Dataset extract:
##########
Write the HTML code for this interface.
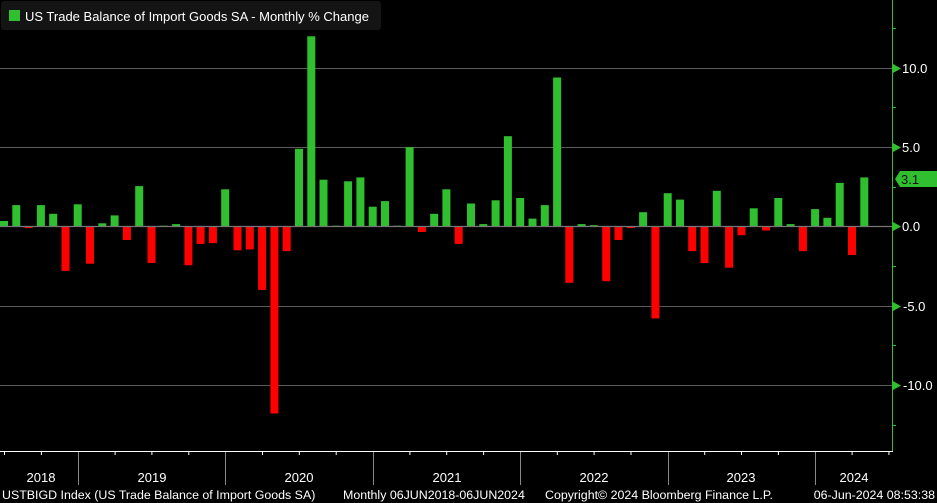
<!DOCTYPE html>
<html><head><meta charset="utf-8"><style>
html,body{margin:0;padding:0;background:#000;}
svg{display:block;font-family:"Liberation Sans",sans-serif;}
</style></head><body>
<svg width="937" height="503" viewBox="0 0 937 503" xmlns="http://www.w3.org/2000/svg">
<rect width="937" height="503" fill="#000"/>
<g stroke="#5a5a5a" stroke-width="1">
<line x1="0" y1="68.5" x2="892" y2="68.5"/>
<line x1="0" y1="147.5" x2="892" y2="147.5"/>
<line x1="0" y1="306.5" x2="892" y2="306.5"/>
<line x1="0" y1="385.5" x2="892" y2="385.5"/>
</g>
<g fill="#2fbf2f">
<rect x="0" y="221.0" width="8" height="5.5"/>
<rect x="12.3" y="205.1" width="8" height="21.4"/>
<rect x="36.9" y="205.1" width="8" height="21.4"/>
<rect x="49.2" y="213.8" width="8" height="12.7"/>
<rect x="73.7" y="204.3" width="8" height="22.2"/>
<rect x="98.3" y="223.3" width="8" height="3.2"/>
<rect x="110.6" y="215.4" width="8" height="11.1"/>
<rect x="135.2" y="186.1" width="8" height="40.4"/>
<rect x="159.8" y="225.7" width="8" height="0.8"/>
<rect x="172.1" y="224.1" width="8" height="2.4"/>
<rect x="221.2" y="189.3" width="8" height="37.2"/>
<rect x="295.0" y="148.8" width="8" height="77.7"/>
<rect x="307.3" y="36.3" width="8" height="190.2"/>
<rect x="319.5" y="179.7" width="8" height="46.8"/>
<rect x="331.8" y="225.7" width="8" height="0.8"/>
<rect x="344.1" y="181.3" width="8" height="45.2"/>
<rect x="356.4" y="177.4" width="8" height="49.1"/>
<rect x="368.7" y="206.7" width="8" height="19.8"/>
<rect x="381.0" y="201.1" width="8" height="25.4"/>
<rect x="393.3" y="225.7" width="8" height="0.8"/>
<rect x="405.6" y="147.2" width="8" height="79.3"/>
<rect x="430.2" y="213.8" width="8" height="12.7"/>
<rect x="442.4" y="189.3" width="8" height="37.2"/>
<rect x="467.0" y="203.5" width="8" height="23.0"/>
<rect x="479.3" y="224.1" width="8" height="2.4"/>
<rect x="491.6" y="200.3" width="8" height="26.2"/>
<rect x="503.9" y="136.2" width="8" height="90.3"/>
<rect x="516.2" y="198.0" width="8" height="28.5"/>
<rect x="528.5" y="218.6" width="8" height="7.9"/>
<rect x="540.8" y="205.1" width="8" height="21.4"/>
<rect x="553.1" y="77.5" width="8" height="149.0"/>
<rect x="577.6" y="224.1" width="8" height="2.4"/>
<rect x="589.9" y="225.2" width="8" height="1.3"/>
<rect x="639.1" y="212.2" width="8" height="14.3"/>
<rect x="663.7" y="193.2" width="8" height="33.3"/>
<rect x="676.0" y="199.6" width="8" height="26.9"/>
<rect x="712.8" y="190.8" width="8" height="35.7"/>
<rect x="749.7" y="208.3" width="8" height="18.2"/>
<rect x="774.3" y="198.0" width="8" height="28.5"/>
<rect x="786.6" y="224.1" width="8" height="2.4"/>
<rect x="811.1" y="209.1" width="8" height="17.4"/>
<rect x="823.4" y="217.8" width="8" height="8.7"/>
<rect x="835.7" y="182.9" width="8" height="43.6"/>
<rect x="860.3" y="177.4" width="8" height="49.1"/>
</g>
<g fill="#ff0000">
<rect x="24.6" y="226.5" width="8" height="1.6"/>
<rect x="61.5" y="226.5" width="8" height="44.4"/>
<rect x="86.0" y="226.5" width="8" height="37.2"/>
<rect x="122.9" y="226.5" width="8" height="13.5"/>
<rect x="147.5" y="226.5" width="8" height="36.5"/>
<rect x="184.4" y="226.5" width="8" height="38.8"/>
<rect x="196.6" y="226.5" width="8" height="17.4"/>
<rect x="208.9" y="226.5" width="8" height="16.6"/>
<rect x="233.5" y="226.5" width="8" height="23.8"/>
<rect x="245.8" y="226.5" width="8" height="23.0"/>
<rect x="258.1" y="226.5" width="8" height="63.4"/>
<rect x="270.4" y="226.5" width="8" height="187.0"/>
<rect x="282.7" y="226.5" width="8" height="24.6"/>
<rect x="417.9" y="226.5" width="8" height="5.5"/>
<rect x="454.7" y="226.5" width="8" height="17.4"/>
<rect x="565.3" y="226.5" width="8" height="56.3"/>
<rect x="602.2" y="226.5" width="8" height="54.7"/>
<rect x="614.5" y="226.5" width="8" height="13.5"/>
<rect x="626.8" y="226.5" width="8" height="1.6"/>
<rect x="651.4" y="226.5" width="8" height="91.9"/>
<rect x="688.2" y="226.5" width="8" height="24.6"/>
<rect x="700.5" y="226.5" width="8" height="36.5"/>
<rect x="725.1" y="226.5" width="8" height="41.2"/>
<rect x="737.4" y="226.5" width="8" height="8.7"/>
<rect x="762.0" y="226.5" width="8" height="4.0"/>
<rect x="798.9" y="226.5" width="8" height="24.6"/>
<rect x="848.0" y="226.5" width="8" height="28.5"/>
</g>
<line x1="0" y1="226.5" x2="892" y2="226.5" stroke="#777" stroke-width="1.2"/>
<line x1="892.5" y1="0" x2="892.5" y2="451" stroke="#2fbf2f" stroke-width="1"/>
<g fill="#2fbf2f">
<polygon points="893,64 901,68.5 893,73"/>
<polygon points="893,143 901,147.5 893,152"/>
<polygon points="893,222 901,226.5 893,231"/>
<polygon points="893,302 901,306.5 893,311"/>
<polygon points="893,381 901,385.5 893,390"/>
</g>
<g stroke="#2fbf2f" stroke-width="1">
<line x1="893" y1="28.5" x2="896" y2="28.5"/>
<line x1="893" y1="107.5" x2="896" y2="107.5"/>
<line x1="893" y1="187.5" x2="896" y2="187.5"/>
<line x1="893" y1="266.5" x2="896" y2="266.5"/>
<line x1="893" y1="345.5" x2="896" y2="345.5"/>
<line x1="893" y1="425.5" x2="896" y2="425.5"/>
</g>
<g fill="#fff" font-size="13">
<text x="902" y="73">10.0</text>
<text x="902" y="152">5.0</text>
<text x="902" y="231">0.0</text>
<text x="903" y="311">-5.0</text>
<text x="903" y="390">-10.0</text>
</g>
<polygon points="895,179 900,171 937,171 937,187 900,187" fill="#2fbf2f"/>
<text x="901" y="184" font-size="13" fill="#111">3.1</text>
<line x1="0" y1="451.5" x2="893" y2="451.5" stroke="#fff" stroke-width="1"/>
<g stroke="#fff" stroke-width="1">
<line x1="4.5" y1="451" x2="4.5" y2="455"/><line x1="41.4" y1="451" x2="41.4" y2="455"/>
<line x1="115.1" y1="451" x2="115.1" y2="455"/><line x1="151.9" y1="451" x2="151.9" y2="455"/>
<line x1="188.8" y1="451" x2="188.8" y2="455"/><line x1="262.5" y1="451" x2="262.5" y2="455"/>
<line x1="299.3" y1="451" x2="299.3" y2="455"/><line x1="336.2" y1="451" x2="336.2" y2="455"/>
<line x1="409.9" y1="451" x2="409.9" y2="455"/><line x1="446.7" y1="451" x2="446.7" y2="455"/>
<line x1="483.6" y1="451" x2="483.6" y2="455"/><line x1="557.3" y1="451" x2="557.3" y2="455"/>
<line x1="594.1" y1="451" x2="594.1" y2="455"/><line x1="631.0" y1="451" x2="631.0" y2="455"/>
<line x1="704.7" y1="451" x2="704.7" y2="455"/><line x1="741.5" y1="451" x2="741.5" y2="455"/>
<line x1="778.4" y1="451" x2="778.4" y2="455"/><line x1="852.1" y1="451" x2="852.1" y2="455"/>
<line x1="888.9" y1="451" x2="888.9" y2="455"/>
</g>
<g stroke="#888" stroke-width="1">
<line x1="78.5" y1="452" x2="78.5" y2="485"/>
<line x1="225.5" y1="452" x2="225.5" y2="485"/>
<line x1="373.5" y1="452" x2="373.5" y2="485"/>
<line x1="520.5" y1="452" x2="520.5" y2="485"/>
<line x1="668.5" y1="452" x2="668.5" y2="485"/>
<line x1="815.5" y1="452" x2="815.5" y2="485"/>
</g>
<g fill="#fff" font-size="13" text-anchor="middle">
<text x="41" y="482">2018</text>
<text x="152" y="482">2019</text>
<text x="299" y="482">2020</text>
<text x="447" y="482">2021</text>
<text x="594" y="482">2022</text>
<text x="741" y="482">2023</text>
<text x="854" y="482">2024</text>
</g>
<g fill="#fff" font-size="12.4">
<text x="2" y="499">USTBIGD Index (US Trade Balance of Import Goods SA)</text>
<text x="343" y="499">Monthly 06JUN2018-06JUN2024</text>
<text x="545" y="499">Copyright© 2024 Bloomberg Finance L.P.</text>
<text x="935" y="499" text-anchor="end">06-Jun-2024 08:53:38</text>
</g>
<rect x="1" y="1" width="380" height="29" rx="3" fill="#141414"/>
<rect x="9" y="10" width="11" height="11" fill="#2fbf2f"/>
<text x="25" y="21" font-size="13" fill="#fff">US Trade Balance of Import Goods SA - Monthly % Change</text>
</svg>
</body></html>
##########
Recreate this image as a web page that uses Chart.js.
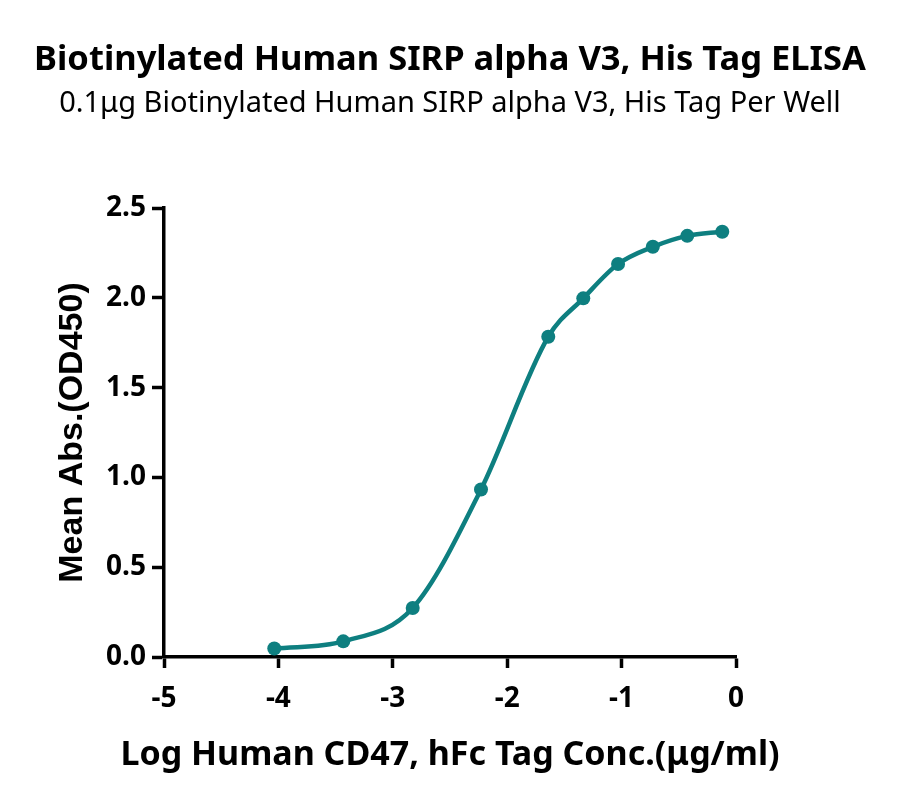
##########
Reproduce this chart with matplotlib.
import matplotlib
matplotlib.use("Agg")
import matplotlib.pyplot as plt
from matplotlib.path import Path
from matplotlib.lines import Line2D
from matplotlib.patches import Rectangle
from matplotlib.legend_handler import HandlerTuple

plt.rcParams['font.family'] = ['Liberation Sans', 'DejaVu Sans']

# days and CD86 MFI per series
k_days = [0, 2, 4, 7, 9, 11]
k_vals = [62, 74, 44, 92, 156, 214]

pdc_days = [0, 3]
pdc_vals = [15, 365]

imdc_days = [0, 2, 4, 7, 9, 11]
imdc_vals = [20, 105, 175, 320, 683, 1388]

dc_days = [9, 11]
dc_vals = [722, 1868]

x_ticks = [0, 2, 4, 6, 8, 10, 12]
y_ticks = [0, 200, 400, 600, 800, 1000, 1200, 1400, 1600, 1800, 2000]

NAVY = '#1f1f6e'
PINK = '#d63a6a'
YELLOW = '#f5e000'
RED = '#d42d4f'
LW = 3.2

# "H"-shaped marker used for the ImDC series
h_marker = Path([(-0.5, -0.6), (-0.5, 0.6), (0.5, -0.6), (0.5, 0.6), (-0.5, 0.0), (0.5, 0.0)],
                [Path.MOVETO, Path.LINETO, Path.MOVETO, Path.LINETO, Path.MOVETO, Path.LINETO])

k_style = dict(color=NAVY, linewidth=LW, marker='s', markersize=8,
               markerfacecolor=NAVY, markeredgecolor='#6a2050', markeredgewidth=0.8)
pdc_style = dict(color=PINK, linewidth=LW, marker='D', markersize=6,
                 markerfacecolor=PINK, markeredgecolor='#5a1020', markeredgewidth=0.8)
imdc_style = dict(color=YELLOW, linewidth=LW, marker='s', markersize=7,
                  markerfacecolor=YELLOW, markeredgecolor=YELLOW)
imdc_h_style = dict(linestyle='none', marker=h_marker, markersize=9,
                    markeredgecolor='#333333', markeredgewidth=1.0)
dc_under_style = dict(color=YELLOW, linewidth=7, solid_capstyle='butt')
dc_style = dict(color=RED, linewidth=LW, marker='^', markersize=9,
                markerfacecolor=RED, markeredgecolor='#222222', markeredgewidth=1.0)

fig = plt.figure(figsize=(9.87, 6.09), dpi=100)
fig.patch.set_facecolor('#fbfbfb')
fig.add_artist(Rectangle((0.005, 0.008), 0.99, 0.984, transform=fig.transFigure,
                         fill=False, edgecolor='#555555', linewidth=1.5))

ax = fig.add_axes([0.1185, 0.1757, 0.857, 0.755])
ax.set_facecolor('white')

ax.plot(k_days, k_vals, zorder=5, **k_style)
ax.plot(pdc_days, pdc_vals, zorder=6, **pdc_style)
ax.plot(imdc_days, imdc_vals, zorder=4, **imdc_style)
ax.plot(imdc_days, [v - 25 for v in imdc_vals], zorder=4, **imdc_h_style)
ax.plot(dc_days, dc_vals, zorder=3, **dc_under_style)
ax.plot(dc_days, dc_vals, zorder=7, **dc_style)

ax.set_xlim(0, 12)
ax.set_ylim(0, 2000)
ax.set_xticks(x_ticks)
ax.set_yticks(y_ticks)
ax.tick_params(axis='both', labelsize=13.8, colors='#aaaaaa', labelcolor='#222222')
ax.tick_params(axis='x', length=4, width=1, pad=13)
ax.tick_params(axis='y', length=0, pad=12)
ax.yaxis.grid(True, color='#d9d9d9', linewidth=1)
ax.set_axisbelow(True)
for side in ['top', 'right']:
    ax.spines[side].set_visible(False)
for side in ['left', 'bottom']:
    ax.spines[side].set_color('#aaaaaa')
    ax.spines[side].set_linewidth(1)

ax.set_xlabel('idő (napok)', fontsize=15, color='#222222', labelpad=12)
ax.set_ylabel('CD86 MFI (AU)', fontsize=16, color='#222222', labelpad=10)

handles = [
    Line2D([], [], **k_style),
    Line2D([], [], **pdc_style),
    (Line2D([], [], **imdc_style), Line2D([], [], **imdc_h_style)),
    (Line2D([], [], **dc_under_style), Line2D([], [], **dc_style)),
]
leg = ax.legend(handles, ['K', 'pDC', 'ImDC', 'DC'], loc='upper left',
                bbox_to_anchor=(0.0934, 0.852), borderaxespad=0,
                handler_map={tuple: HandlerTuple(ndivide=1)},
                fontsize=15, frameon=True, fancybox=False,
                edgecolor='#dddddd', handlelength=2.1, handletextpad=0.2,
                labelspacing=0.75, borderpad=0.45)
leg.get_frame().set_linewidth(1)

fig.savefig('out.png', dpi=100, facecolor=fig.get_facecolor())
##########
Task directions:
Which lines hold the word "this"? Copy each of them from the records.

Expected answer:
Write the HTML code for this interface.
Recreate this image as a web page that uses Chart.js.
Reproduce this chart with matplotlib.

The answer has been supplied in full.